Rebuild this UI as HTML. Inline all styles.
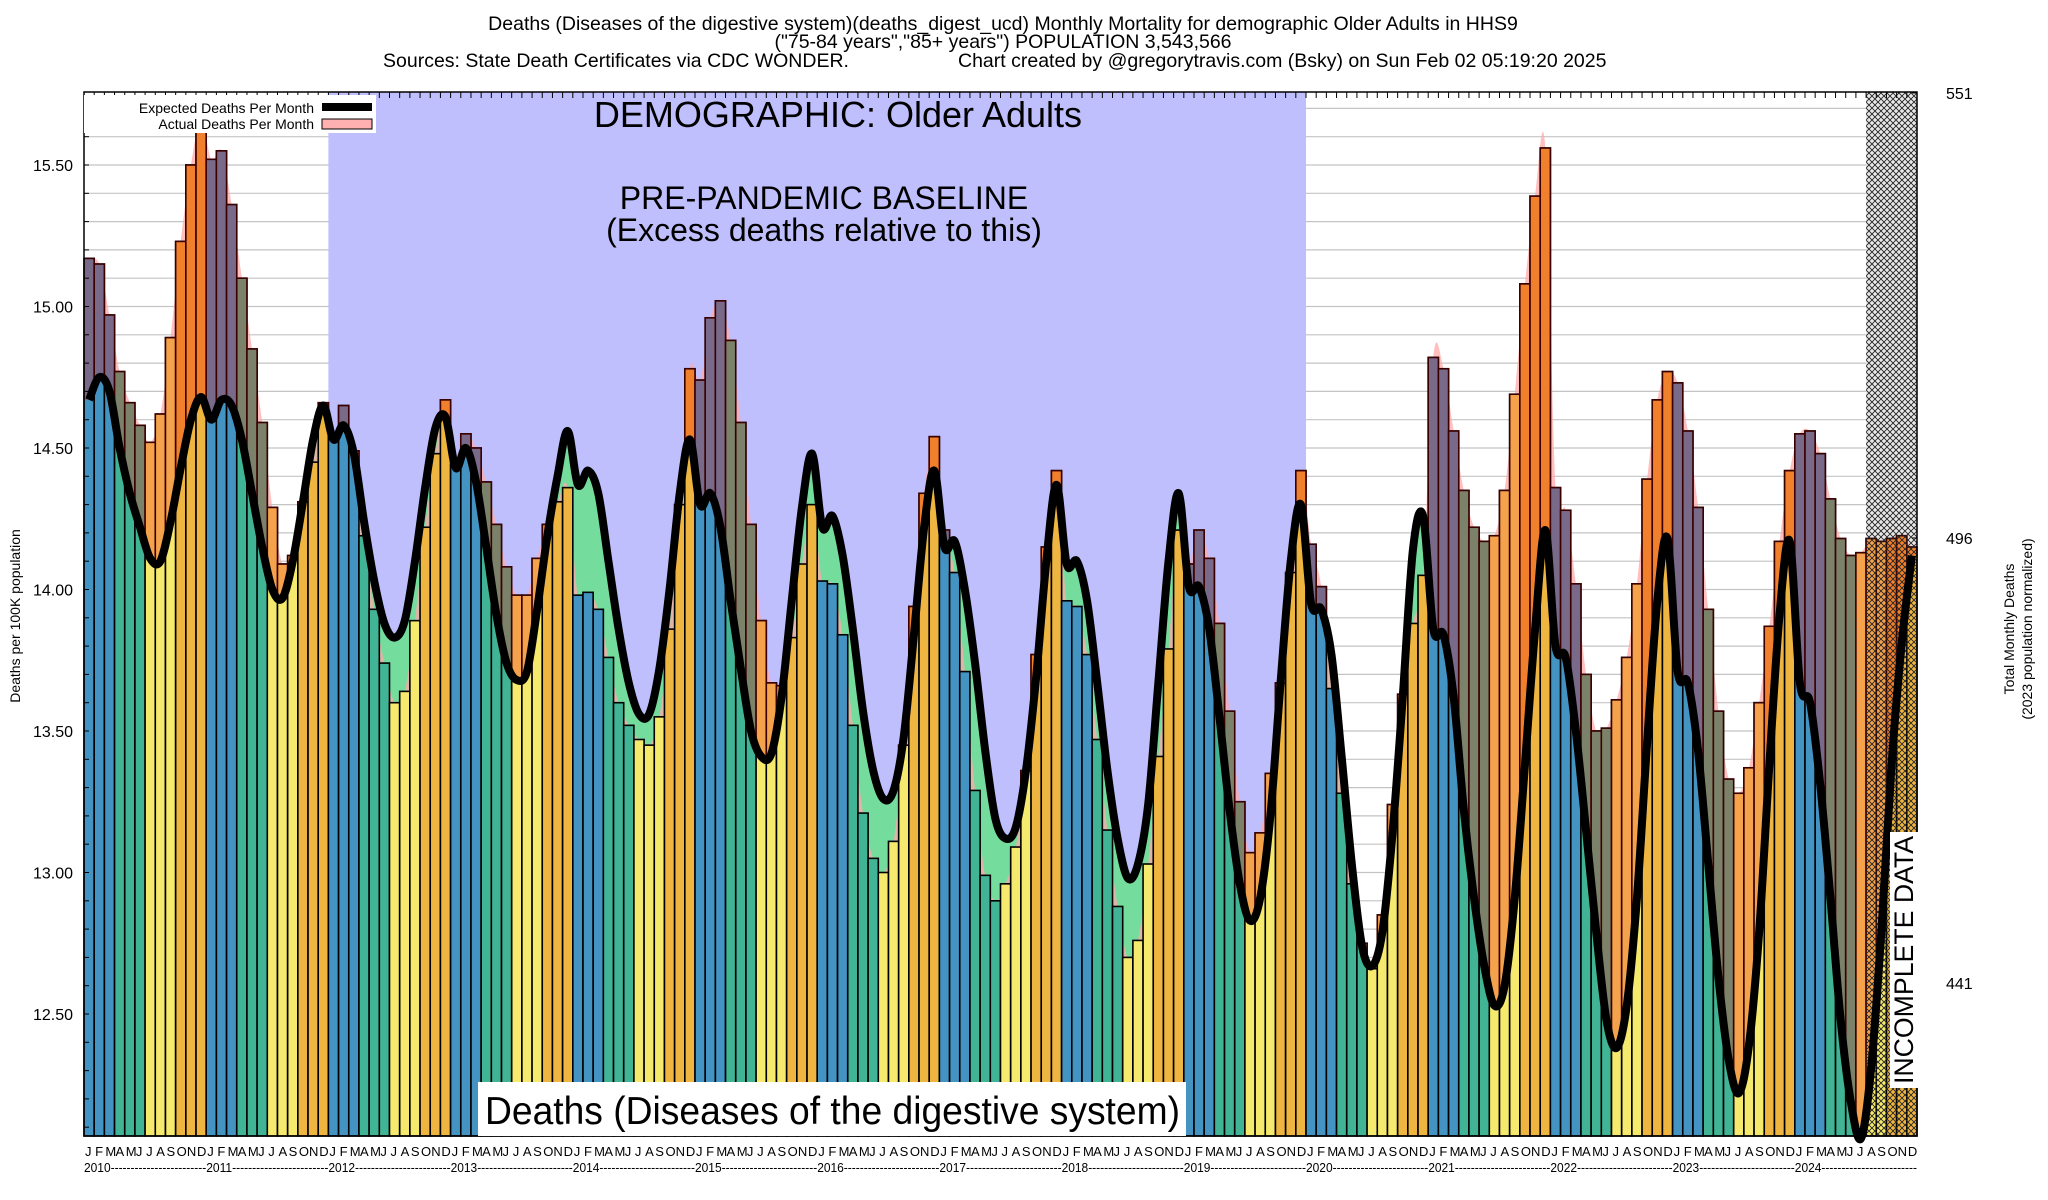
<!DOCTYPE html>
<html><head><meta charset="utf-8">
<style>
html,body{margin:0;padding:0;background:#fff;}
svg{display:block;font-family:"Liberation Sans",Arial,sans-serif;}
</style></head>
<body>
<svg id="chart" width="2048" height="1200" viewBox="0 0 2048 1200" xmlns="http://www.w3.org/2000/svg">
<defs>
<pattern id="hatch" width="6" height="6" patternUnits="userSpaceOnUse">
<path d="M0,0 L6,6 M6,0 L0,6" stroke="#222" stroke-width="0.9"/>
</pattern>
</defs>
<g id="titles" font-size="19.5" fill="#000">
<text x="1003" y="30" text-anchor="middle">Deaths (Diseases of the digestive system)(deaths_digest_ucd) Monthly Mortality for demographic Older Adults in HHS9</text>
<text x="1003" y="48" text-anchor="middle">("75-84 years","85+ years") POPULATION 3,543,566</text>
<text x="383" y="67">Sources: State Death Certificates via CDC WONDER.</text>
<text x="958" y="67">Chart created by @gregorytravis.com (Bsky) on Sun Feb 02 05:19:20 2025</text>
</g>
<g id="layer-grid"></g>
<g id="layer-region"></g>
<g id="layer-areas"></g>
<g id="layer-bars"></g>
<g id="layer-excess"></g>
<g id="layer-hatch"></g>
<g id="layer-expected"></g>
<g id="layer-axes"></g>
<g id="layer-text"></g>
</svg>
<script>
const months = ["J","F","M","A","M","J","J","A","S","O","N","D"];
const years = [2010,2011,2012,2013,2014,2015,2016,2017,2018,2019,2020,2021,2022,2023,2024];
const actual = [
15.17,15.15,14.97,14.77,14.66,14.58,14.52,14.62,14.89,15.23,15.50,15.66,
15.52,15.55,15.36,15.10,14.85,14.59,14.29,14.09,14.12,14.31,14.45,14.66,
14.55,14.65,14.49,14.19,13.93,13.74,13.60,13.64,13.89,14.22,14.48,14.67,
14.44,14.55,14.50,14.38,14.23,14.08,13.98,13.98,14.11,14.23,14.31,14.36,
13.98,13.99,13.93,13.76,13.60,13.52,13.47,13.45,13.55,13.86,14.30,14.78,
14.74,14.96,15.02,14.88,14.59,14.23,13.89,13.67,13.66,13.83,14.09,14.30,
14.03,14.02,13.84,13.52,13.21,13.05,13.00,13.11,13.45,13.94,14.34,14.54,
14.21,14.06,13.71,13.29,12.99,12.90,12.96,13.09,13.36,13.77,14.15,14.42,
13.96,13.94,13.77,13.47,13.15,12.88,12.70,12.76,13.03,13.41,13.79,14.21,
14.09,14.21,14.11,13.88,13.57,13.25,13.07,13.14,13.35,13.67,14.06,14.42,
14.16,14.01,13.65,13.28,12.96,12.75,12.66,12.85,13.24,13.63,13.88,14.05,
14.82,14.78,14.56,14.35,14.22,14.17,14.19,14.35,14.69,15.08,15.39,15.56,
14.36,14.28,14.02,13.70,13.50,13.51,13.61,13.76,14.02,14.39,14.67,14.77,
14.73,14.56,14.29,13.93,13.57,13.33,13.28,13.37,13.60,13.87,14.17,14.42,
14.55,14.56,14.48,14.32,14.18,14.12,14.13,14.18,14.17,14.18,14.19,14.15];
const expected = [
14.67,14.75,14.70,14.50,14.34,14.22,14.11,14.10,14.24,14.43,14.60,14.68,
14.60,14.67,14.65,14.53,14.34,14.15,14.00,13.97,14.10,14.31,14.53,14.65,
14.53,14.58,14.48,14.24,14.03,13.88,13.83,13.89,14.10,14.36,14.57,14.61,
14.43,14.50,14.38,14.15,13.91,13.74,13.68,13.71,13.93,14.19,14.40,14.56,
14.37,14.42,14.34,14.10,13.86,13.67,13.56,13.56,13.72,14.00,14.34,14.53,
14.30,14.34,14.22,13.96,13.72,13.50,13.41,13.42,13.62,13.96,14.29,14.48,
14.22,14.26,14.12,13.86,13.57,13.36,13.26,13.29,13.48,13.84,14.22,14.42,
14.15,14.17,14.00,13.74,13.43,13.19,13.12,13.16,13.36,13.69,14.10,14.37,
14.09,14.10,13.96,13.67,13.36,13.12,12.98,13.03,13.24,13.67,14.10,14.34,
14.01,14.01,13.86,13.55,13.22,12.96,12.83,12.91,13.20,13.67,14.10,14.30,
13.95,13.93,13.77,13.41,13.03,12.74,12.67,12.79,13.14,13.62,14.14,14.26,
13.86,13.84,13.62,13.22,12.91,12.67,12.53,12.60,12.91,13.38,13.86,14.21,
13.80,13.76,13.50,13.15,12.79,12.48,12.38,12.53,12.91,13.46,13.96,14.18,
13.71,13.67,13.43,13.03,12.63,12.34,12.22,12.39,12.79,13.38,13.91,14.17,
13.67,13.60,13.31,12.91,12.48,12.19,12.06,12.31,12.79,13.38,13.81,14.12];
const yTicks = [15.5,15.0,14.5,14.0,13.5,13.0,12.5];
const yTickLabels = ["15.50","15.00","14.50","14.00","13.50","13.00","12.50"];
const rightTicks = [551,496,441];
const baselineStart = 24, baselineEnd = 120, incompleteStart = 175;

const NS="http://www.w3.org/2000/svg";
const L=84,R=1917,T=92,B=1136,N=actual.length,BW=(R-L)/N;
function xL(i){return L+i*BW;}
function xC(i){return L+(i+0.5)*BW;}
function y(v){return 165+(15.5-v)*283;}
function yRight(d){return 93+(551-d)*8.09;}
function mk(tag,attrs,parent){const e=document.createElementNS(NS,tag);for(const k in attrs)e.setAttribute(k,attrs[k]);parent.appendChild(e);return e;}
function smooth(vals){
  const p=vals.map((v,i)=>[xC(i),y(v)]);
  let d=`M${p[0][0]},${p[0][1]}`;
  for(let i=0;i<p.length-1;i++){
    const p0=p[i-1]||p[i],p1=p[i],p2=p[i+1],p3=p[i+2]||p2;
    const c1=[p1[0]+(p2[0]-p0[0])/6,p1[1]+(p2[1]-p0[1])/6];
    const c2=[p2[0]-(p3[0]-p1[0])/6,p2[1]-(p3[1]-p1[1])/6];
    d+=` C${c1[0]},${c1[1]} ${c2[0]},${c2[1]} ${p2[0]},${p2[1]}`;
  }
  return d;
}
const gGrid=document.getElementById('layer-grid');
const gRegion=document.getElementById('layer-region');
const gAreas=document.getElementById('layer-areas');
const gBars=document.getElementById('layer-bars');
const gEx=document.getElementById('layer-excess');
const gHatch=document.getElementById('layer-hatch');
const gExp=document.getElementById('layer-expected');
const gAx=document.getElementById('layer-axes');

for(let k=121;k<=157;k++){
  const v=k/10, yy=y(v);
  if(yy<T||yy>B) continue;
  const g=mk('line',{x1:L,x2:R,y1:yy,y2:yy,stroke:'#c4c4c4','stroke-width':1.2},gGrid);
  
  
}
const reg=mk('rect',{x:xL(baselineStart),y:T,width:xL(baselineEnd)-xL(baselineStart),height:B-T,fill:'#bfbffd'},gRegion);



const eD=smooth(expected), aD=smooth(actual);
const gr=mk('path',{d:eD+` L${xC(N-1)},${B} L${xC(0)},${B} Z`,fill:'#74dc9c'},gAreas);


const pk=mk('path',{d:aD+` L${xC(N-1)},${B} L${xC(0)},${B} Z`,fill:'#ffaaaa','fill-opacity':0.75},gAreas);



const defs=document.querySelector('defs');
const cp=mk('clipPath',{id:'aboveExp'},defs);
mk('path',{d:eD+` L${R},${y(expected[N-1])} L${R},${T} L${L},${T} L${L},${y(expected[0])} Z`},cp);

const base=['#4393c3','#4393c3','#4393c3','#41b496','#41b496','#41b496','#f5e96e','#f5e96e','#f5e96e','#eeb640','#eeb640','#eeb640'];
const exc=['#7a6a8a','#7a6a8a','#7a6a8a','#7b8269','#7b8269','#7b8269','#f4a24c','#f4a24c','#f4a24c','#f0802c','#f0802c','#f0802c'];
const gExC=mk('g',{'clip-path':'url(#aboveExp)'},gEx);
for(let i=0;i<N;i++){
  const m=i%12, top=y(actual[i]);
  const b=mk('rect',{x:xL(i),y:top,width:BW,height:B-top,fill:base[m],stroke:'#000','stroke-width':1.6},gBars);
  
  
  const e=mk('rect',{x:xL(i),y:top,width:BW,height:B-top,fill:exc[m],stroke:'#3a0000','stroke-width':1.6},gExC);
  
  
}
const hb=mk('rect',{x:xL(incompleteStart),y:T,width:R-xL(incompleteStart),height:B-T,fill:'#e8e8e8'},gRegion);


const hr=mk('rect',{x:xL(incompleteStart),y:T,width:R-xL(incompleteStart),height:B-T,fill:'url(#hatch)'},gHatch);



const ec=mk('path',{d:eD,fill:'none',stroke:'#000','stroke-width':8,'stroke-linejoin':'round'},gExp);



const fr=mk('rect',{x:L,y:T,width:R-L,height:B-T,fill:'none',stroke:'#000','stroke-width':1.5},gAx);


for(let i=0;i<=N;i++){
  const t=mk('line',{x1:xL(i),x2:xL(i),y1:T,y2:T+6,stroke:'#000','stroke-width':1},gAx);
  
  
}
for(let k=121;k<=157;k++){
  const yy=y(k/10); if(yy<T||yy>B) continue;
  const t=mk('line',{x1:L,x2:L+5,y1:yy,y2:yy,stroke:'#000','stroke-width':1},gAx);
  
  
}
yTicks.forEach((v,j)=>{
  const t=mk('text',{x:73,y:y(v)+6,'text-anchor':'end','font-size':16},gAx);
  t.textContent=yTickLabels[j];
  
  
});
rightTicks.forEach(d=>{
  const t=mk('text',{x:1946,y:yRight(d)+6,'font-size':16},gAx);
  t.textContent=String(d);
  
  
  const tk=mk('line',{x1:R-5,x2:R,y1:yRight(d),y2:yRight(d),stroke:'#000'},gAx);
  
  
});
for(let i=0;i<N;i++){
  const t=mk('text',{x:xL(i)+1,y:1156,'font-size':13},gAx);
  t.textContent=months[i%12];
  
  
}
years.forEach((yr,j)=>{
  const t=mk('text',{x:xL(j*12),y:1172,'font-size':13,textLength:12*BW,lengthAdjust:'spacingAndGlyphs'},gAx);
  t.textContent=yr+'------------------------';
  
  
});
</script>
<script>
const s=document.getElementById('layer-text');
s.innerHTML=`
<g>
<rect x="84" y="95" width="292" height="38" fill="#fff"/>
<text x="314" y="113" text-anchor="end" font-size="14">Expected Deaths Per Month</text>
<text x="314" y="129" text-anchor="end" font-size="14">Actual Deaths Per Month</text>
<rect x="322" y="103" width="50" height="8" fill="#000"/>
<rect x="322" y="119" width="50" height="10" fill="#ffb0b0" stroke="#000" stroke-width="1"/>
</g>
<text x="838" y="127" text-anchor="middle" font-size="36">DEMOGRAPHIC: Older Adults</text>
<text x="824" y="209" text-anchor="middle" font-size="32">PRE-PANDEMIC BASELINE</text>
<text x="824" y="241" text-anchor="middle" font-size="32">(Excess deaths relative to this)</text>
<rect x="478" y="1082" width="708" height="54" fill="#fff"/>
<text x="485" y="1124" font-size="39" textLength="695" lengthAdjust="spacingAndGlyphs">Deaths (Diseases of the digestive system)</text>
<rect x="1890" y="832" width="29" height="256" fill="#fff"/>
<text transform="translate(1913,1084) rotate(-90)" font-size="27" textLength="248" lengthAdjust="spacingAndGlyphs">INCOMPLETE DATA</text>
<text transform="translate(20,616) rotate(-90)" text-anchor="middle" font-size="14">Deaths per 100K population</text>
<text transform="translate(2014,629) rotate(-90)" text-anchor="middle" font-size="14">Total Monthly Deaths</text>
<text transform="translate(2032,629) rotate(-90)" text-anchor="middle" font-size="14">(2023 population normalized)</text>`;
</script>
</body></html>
***
# WHAT YOU SHOULD DO
Report all lines of the data that include the word "this".

# ANSWER IN FULL
Rebuild this UI as HTML. Inline all styles.
<text x="824" y="241" text-anchor="middle" font-size="32">(Excess deaths relative to this)</text>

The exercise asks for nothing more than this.